The focus on youth bears similarities, according to the report, to the forced recruitment of child soldiers in Liberia in the 1990s, when former Liberian president Charles Taylor seized power in 1997 with a rebel army filled with children.
The authors conclude that IS also appears to have studied the Nazi regime, which created the Hitler Youth to indoctrinate children. The UN has received credible, but unverified, reports about an IS youth wing, Fityan al-Islam, meaning boys of Islam.
saddam’s lion cubs
The authors also cite the precedent of the Baathist regime in Iraq, which, in the late 1970s, established the Futuwah (Youth Vanguard) movement with the most important Iraqi child soldier units, known as Ashbal Saddam, or Saddam’s Lion Cubs, made up of boys aged 10 to 15.
Researchers for Quilliam found that children were used extensively in IS propaganda — between Aug. 1 last year and Feb. 9 they identified a total of 254 events or statements featuring images of children — to help project the impression of state-building.
IS also uses children to try to normalize brutality, with the group encouraging children to hold up decapitated heads or play soccer with them. In the past six months, Islamic State propaganda has depicted 12 child killers. A macabre recent video showed a four-year-old British boy apparently detonating a car bomb, killing four alleged spies trapped in the vehicle.
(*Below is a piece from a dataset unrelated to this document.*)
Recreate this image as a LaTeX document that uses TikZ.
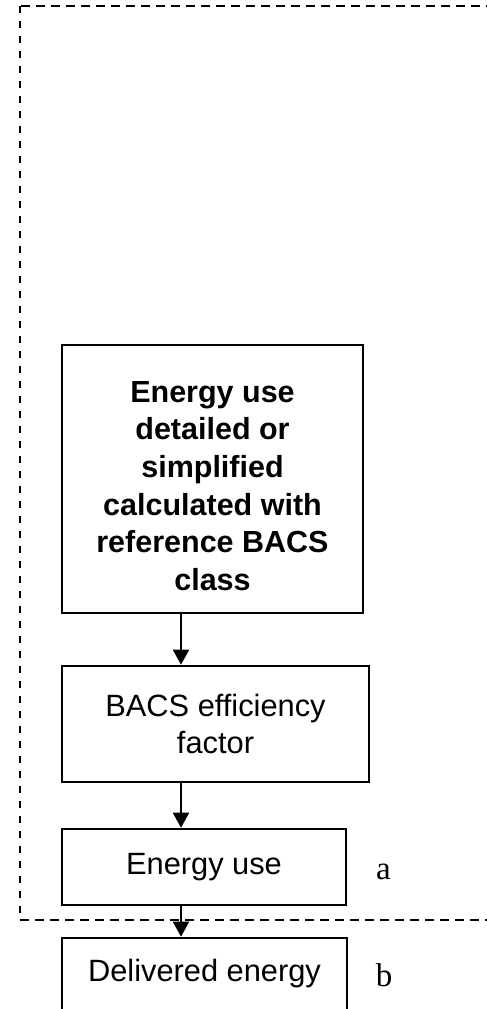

Recruitment of children into IS frequently involves coercion, according to the report, with abduction being a favored method. The UN Assistance Mission for Iraq estimates that IS has abducted between 800 and 900 children between the ages of nine and 15. From August 2014 to June last year, hundreds of boys, including Yazidis and Turkmens, were forcibly taken from their families in Nineveh, Iraq, and sent to training centers, where boys as young as eight were taught the Koran, the use of weapons and combat tactics.
The organization also uses fear as a recruitment tool, with media outlets within the caliphate issuing statements warning that children who refuse to conform with IS orders would be flogged, tortured or raped.
IS has been quick to seize control of the education system in Syria and Iraq, with indoctrination beginning in schools and intensifying in training camps. In the camps, children between the ages of 10 and 15 are instructed in sharia, desensitized to violence and taught specific skills needed to serve the state and take up jihad.
Boys learn a rigid Islamic State curriculum, from which drawing, philosophy and social studies — described as the “methodology of atheism” — have been removed.
Children memorize verses of the Koran and attend jihadi training, which includes shooting, weaponry and martial arts. Girls, known as the “pearls of the caliphate,” are veiled, hidden, confined to the home and taught to look after the men.
The report’s authors recommend the creation of a commission to protect future generations from radical violence, and to help monitor and reintegrate children within the EU who are at risk.
According to a spokesperson for the Romeo Dallaire Child Soldiers Initiative, which co-wrote the report, life under the IS is “one of the gravest situations for children on Earth. It is hoped that this report will provide a critical perspective on the plight of these children, that will then create essential reflections for policymakers, child protection agencies, governments, multilateral organizations and those concerned with ending conflict in Iraq and Syria.”